● Task prompt: Repeat, exactly and completely, the entries shown underneath.

Records with drawing code
--- begin ---

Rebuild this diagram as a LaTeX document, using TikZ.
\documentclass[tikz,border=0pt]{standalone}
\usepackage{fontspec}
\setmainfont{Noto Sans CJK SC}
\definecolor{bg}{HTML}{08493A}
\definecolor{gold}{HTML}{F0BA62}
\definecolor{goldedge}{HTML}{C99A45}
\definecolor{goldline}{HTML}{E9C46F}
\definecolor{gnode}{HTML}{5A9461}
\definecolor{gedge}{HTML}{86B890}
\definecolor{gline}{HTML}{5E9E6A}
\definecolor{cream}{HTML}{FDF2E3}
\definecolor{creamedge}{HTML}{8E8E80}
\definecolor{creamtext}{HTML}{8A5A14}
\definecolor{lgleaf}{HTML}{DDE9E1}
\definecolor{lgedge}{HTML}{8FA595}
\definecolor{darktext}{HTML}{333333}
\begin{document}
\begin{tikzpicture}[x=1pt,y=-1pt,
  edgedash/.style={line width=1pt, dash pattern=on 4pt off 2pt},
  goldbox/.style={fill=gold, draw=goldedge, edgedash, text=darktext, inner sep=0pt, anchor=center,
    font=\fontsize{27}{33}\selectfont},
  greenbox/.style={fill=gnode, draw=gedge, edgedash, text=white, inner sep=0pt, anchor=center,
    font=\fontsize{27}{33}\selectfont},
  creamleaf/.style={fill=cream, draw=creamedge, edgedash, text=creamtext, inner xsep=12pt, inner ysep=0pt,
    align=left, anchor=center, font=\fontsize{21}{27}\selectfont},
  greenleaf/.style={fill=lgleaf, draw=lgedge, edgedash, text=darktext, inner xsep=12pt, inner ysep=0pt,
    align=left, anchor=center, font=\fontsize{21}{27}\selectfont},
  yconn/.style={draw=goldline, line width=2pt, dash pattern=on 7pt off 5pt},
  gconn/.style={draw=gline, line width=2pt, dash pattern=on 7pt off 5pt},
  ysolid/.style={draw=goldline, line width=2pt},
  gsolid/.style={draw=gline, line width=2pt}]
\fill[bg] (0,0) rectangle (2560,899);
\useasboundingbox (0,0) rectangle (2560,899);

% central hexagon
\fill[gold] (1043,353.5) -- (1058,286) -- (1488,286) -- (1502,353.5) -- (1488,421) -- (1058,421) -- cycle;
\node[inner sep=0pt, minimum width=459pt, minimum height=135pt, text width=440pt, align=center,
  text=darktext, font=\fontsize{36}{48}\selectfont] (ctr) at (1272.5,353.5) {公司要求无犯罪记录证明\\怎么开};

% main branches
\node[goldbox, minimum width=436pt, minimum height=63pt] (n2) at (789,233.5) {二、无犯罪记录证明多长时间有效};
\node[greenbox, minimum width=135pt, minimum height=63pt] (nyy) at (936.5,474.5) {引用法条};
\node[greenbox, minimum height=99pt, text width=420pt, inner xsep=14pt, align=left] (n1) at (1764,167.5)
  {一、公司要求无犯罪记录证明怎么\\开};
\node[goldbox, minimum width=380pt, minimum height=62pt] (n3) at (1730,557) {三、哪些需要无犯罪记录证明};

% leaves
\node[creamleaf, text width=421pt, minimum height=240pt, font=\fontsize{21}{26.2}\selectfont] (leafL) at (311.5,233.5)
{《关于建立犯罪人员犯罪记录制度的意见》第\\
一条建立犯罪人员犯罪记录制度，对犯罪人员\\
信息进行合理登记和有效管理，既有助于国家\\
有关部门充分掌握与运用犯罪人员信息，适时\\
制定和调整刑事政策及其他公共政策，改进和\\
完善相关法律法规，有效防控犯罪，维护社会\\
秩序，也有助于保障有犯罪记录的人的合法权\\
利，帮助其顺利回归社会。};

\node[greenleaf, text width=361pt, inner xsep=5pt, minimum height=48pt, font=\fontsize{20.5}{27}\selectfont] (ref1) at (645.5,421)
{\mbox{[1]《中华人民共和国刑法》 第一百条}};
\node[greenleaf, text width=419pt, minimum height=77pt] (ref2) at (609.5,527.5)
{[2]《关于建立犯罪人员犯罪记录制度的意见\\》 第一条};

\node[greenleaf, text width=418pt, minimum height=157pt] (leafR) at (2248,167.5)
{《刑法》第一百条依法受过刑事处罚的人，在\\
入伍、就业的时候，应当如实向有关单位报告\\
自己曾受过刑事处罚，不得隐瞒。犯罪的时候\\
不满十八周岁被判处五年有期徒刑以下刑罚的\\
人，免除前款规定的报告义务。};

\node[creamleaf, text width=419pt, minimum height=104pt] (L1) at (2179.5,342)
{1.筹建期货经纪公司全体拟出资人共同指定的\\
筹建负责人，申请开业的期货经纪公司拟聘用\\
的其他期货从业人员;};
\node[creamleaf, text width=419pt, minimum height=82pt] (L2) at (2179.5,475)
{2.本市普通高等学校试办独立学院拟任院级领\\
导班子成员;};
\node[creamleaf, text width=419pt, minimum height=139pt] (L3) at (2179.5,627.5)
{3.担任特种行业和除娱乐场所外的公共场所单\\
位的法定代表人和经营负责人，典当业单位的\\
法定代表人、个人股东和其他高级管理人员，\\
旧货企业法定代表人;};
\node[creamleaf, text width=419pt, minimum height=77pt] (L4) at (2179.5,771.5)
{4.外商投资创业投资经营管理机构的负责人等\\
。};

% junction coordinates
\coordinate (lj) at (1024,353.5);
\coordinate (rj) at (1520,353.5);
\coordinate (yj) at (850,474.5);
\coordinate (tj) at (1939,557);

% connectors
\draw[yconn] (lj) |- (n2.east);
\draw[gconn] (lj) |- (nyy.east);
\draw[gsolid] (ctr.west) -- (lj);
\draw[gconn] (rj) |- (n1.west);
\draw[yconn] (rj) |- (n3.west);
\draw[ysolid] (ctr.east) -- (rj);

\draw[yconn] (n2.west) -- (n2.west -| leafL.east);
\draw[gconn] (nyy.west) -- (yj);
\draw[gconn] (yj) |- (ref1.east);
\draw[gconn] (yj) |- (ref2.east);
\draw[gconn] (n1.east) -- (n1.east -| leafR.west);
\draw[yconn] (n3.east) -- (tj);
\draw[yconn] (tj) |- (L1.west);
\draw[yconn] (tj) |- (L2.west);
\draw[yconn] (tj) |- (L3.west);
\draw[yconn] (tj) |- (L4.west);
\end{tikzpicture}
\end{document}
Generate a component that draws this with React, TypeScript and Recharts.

--- end ---

● Solution:
Rebuild this diagram as a LaTeX document, using TikZ.
\documentclass[tikz,border=0pt]{standalone}
\usepackage{fontspec}
\setmainfont{Noto Sans CJK SC}
\definecolor{bg}{HTML}{08493A}
\definecolor{gold}{HTML}{F0BA62}
\definecolor{goldedge}{HTML}{C99A45}
\definecolor{goldline}{HTML}{E9C46F}
\definecolor{gnode}{HTML}{5A9461}
\definecolor{gedge}{HTML}{86B890}
\definecolor{gline}{HTML}{5E9E6A}
\definecolor{cream}{HTML}{FDF2E3}
\definecolor{creamedge}{HTML}{8E8E80}
\definecolor{creamtext}{HTML}{8A5A14}
\definecolor{lgleaf}{HTML}{DDE9E1}
\definecolor{lgedge}{HTML}{8FA595}
\definecolor{darktext}{HTML}{333333}
\begin{document}
\begin{tikzpicture}[x=1pt,y=-1pt,
  edgedash/.style={line width=1pt, dash pattern=on 4pt off 2pt},
  goldbox/.style={fill=gold, draw=goldedge, edgedash, text=darktext, inner sep=0pt, anchor=center,
    font=\fontsize{27}{33}\selectfont},
  greenbox/.style={fill=gnode, draw=gedge, edgedash, text=white, inner sep=0pt, anchor=center,
    font=\fontsize{27}{33}\selectfont},
  creamleaf/.style={fill=cream, draw=creamedge, edgedash, text=creamtext, inner xsep=12pt, inner ysep=0pt,
    align=left, anchor=center, font=\fontsize{21}{27}\selectfont},
  greenleaf/.style={fill=lgleaf, draw=lgedge, edgedash, text=darktext, inner xsep=12pt, inner ysep=0pt,
    align=left, anchor=center, font=\fontsize{21}{27}\selectfont},
  yconn/.style={draw=goldline, line width=2pt, dash pattern=on 7pt off 5pt},
  gconn/.style={draw=gline, line width=2pt, dash pattern=on 7pt off 5pt},
  ysolid/.style={draw=goldline, line width=2pt},
  gsolid/.style={draw=gline, line width=2pt}]
\fill[bg] (0,0) rectangle (2560,899);
\useasboundingbox (0,0) rectangle (2560,899);

% central hexagon
\fill[gold] (1043,353.5) -- (1058,286) -- (1488,286) -- (1502,353.5) -- (1488,421) -- (1058,421) -- cycle;
\node[inner sep=0pt, minimum width=459pt, minimum height=135pt, text width=440pt, align=center,
  text=darktext, font=\fontsize{36}{48}\selectfont] (ctr) at (1272.5,353.5) {公司要求无犯罪记录证明\\怎么开};

% main branches
\node[goldbox, minimum width=436pt, minimum height=63pt] (n2) at (789,233.5) {二、无犯罪记录证明多长时间有效};
\node[greenbox, minimum width=135pt, minimum height=63pt] (nyy) at (936.5,474.5) {引用法条};
\node[greenbox, minimum height=99pt, text width=420pt, inner xsep=14pt, align=left] (n1) at (1764,167.5)
  {一、公司要求无犯罪记录证明怎么\\开};
\node[goldbox, minimum width=380pt, minimum height=62pt] (n3) at (1730,557) {三、哪些需要无犯罪记录证明};

% leaves
\node[creamleaf, text width=421pt, minimum height=240pt, font=\fontsize{21}{26.2}\selectfont] (leafL) at (311.5,233.5)
{《关于建立犯罪人员犯罪记录制度的意见》第\\
一条建立犯罪人员犯罪记录制度，对犯罪人员\\
信息进行合理登记和有效管理，既有助于国家\\
有关部门充分掌握与运用犯罪人员信息，适时\\
制定和调整刑事政策及其他公共政策，改进和\\
完善相关法律法规，有效防控犯罪，维护社会\\
秩序，也有助于保障有犯罪记录的人的合法权\\
利，帮助其顺利回归社会。};

\node[greenleaf, text width=361pt, inner xsep=5pt, minimum height=48pt, font=\fontsize{20.5}{27}\selectfont] (ref1) at (645.5,421)
{\mbox{[1]《中华人民共和国刑法》 第一百条}};
\node[greenleaf, text width=419pt, minimum height=77pt] (ref2) at (609.5,527.5)
{[2]《关于建立犯罪人员犯罪记录制度的意见\\》 第一条};

\node[greenleaf, text width=418pt, minimum height=157pt] (leafR) at (2248,167.5)
{《刑法》第一百条依法受过刑事处罚的人，在\\
入伍、就业的时候，应当如实向有关单位报告\\
自己曾受过刑事处罚，不得隐瞒。犯罪的时候\\
不满十八周岁被判处五年有期徒刑以下刑罚的\\
人，免除前款规定的报告义务。};

\node[creamleaf, text width=419pt, minimum height=104pt] (L1) at (2179.5,342)
{1.筹建期货经纪公司全体拟出资人共同指定的\\
筹建负责人，申请开业的期货经纪公司拟聘用\\
的其他期货从业人员;};
\node[creamleaf, text width=419pt, minimum height=82pt] (L2) at (2179.5,475)
{2.本市普通高等学校试办独立学院拟任院级领\\
导班子成员;};
\node[creamleaf, text width=419pt, minimum height=139pt] (L3) at (2179.5,627.5)
{3.担任特种行业和除娱乐场所外的公共场所单\\
位的法定代表人和经营负责人，典当业单位的\\
法定代表人、个人股东和其他高级管理人员，\\
旧货企业法定代表人;};
\node[creamleaf, text width=419pt, minimum height=77pt] (L4) at (2179.5,771.5)
{4.外商投资创业投资经营管理机构的负责人等\\
。};

% junction coordinates
\coordinate (lj) at (1024,353.5);
\coordinate (rj) at (1520,353.5);
\coordinate (yj) at (850,474.5);
\coordinate (tj) at (1939,557);

% connectors
\draw[yconn] (lj) |- (n2.east);
\draw[gconn] (lj) |- (nyy.east);
\draw[gsolid] (ctr.west) -- (lj);
\draw[gconn] (rj) |- (n1.west);
\draw[yconn] (rj) |- (n3.west);
\draw[ysolid] (ctr.east) -- (rj);

\draw[yconn] (n2.west) -- (n2.west -| leafL.east);
\draw[gconn] (nyy.west) -- (yj);
\draw[gconn] (yj) |- (ref1.east);
\draw[gconn] (yj) |- (ref2.east);
\draw[gconn] (n1.east) -- (n1.east -| leafR.west);
\draw[yconn] (n3.east) -- (tj);
\draw[yconn] (tj) |- (L1.west);
\draw[yconn] (tj) |- (L2.west);
\draw[yconn] (tj) |- (L3.west);
\draw[yconn] (tj) |- (L4.west);
\end{tikzpicture}
\end{document}
Generate a component that draws this with React, TypeScript and Recharts.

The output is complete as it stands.